Items from a dataset:
----------

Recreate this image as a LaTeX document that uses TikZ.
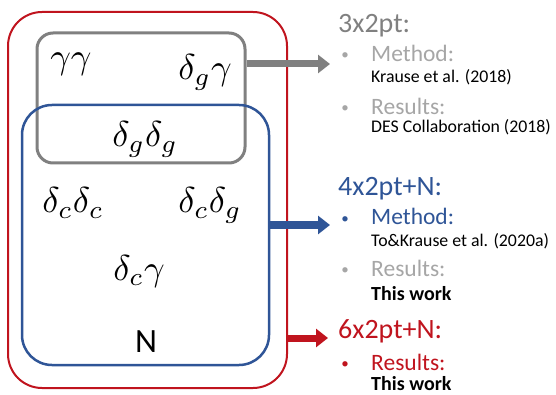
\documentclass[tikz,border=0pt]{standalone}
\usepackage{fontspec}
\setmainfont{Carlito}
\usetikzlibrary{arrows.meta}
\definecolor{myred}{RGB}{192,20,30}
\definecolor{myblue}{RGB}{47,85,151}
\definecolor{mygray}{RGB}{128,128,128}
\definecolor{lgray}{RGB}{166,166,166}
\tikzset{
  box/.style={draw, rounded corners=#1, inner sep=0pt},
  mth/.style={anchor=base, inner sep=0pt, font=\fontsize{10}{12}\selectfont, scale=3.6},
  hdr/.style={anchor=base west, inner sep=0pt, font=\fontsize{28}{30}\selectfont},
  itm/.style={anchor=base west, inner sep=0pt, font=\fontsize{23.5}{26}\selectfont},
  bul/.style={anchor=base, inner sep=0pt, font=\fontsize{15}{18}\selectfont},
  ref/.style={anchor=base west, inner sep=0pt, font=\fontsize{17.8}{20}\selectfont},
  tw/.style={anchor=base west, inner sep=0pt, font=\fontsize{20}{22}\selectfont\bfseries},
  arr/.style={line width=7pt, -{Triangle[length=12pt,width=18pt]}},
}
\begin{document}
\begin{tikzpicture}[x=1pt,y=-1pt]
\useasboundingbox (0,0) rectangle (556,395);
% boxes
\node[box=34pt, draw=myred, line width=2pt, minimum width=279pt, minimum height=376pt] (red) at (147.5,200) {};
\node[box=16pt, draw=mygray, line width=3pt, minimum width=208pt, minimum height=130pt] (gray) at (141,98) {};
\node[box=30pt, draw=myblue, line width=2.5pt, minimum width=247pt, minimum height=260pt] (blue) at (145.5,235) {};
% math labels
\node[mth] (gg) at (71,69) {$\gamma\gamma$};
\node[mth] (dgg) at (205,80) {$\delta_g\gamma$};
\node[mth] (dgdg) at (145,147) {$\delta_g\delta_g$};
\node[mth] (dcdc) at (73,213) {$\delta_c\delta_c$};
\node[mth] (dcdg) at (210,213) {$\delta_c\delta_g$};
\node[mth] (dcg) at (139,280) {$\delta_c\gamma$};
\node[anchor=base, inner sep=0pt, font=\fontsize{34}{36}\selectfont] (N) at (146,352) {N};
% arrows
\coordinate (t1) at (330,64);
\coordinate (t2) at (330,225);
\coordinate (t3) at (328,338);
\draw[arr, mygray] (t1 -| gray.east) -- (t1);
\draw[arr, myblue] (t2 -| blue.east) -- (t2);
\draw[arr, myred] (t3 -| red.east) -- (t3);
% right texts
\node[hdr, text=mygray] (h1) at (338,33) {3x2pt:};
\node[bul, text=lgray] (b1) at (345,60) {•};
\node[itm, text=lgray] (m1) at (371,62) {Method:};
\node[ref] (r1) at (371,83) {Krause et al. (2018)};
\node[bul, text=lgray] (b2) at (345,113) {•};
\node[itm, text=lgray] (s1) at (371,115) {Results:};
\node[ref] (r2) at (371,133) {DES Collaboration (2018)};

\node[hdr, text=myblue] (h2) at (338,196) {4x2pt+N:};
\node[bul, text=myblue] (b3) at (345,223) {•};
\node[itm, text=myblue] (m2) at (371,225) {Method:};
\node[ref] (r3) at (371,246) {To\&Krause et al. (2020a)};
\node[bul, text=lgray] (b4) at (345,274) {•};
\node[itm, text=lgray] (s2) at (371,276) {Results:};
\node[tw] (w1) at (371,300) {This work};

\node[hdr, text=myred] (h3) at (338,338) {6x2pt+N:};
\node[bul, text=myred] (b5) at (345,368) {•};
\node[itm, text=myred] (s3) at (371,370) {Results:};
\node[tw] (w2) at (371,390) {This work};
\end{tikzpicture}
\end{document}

----------

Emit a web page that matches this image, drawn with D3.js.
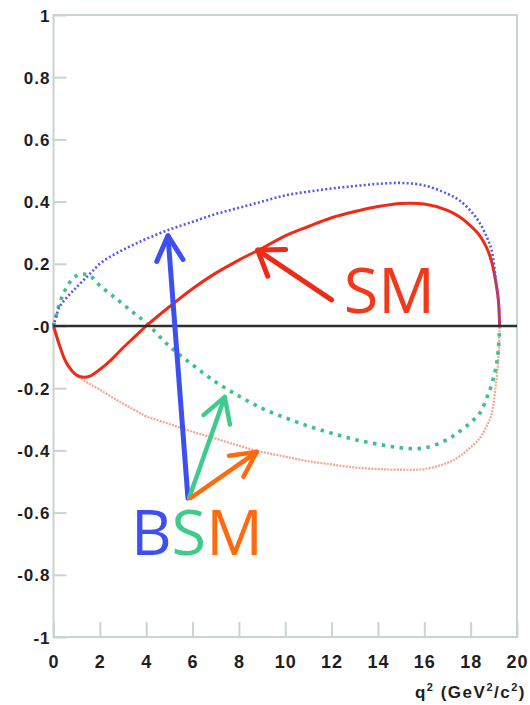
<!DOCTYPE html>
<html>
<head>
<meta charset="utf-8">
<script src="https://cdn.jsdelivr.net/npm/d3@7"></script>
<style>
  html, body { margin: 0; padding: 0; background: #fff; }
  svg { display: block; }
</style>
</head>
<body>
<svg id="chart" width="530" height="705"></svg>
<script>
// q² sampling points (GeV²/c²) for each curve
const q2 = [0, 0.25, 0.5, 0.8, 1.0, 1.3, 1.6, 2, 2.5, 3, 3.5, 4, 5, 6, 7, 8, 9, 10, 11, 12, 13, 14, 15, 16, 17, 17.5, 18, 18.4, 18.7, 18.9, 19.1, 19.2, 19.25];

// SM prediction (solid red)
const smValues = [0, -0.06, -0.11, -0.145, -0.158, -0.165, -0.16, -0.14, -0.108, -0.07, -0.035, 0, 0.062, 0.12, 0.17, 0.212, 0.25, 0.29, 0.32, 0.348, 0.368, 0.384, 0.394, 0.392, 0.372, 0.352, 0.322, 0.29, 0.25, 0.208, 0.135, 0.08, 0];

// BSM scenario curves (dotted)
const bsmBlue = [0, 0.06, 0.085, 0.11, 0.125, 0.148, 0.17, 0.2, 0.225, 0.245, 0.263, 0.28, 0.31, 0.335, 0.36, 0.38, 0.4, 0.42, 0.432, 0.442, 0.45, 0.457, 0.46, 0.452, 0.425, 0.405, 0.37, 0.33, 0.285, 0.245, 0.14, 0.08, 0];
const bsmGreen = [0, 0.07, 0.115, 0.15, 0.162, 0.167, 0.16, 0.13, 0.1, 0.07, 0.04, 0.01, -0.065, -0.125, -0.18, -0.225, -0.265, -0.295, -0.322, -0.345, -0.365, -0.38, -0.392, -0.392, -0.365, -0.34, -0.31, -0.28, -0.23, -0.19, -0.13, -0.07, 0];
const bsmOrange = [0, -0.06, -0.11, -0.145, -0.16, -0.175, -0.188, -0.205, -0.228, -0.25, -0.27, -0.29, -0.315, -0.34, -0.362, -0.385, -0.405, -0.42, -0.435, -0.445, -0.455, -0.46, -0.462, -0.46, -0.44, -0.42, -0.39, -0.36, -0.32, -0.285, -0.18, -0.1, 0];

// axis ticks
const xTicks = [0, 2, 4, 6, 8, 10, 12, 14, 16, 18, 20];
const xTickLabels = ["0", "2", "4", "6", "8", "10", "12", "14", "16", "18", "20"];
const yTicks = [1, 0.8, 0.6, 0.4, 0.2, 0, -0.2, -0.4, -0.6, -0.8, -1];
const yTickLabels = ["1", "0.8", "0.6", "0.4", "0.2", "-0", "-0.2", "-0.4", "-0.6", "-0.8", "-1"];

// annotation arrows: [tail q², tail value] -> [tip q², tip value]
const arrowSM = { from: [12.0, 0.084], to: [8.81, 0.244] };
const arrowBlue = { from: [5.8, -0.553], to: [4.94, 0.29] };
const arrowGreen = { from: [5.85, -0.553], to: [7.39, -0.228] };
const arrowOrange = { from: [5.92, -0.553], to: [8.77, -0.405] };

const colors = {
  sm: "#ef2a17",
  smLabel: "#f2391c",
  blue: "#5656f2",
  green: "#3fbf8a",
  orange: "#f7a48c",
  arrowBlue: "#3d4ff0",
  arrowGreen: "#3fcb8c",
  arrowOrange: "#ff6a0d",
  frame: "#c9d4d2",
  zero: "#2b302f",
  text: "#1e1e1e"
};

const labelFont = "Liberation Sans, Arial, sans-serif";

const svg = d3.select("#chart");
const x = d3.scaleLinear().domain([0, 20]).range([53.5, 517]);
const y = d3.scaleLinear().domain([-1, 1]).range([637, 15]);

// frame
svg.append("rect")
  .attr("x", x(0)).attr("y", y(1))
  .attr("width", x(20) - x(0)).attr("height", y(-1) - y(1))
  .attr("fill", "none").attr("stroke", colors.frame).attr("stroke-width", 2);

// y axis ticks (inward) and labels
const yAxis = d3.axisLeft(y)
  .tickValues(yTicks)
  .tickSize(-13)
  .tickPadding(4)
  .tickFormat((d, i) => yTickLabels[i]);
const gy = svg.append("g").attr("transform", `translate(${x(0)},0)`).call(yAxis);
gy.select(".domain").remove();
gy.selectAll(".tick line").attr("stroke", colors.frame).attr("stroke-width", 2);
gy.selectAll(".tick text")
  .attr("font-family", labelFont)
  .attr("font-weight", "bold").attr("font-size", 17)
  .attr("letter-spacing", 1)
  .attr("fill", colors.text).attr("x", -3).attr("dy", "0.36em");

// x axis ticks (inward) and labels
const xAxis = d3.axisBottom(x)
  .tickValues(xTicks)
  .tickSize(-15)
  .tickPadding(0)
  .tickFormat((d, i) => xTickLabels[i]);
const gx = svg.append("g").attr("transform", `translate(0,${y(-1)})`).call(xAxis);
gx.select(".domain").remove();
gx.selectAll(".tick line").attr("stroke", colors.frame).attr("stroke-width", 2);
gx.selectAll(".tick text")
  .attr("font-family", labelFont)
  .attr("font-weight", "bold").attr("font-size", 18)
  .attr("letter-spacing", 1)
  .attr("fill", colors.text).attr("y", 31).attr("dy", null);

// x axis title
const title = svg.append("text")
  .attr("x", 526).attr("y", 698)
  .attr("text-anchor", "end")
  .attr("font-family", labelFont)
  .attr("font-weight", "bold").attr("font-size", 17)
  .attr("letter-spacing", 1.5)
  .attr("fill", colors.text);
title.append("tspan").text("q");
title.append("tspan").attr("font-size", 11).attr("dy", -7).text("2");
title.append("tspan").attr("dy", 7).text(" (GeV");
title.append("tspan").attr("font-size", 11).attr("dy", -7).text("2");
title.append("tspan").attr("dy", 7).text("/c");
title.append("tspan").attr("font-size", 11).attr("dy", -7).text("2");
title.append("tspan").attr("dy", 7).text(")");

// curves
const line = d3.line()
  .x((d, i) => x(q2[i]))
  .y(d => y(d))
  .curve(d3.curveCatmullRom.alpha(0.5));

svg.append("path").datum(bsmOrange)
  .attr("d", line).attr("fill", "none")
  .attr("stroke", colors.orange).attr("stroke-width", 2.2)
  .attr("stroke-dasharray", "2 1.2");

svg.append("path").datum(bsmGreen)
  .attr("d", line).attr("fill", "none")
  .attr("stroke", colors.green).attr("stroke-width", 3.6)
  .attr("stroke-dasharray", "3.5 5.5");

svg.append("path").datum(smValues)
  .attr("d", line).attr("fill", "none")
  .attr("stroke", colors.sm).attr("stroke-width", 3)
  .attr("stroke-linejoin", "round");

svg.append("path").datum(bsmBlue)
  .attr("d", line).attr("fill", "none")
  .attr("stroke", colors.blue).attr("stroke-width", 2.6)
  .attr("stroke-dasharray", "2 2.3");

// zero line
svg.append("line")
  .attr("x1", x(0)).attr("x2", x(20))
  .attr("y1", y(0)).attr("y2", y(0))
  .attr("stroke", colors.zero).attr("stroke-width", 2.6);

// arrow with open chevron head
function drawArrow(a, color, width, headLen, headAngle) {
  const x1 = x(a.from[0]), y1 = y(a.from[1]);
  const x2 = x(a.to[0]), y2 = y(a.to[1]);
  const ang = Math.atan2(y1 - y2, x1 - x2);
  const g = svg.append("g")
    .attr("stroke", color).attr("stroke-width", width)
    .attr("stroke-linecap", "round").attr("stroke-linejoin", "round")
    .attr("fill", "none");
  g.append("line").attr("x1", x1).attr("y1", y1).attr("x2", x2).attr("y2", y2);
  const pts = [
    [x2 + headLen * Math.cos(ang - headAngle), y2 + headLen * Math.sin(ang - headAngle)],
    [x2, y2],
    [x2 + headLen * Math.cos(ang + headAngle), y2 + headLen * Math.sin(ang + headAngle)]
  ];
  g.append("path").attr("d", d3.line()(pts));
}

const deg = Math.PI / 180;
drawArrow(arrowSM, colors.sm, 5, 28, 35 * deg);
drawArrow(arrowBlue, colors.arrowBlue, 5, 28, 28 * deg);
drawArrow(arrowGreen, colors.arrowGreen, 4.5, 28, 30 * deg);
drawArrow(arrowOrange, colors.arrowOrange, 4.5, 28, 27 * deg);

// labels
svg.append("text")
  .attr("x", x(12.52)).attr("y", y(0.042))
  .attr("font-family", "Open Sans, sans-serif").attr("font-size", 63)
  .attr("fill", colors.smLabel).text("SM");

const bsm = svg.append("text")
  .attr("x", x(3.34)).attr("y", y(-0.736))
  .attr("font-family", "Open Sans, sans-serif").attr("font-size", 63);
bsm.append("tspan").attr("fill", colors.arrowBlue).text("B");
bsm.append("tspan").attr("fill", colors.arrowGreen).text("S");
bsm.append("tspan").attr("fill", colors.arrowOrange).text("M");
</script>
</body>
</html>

----------

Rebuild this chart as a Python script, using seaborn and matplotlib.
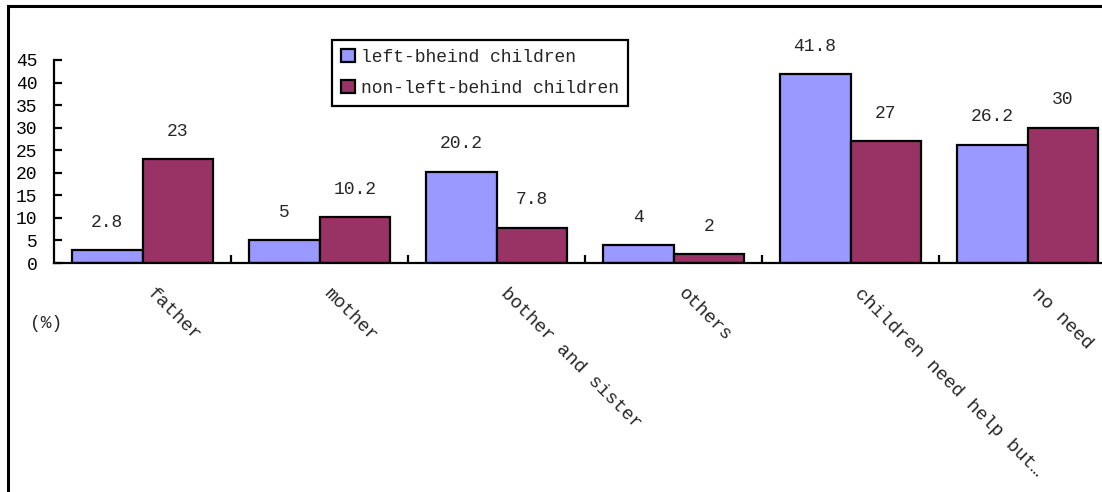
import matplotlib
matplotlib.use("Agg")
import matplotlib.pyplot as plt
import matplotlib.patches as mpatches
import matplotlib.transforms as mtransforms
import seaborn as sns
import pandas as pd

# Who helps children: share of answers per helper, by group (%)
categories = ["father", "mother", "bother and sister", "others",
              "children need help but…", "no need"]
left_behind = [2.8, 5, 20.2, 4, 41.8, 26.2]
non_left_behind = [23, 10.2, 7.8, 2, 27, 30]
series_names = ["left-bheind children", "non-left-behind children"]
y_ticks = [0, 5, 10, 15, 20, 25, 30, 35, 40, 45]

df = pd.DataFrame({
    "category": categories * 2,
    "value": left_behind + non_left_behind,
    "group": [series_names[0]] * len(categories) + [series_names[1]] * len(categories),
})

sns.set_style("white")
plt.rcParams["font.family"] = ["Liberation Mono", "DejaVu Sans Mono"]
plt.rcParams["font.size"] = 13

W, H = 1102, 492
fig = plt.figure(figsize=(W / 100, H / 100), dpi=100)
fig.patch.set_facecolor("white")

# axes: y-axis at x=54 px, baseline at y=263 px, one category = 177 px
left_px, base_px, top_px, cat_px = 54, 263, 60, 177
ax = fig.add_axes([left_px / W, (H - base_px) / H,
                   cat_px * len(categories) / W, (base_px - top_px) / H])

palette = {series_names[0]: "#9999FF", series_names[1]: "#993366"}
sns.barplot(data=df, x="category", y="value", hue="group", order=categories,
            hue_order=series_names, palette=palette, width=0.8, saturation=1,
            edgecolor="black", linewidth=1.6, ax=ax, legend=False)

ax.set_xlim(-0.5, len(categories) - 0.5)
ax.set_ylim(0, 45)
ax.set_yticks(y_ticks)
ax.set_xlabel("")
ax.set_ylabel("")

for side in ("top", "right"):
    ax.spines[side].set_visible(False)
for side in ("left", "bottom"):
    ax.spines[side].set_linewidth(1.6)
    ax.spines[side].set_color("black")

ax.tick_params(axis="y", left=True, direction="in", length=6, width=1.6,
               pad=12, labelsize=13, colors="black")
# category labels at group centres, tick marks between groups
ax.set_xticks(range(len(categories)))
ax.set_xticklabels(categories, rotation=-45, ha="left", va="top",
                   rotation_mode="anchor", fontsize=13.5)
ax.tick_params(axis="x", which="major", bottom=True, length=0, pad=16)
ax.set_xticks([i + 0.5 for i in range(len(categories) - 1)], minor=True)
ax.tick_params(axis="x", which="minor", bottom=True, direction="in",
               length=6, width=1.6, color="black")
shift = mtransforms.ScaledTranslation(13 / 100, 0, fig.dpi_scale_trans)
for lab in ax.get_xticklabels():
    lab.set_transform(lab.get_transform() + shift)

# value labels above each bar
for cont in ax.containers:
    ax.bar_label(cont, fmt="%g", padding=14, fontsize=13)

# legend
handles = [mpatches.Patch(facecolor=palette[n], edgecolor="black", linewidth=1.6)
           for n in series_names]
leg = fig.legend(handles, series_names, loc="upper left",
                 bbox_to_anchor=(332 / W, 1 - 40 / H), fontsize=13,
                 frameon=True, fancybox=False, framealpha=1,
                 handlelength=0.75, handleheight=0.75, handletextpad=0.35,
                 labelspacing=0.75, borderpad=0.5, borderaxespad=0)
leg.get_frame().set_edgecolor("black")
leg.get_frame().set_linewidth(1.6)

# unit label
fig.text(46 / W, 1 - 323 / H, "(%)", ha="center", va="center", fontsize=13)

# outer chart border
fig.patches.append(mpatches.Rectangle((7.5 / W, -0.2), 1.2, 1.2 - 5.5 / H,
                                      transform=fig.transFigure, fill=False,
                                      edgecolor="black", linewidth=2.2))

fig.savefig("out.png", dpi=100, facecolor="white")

----------

_What is asked_
Leave the pictures out and copy exactly the lines from the one with "Rebuild this chart" through the one with "import pandas as pd", nothing more.

_Output below_
Rebuild this chart as a Python script, using seaborn and matplotlib.
import matplotlib
matplotlib.use("Agg")
import matplotlib.pyplot as plt
import matplotlib.patches as mpatches
import matplotlib.transforms as mtransforms
import seaborn as sns
import pandas as pd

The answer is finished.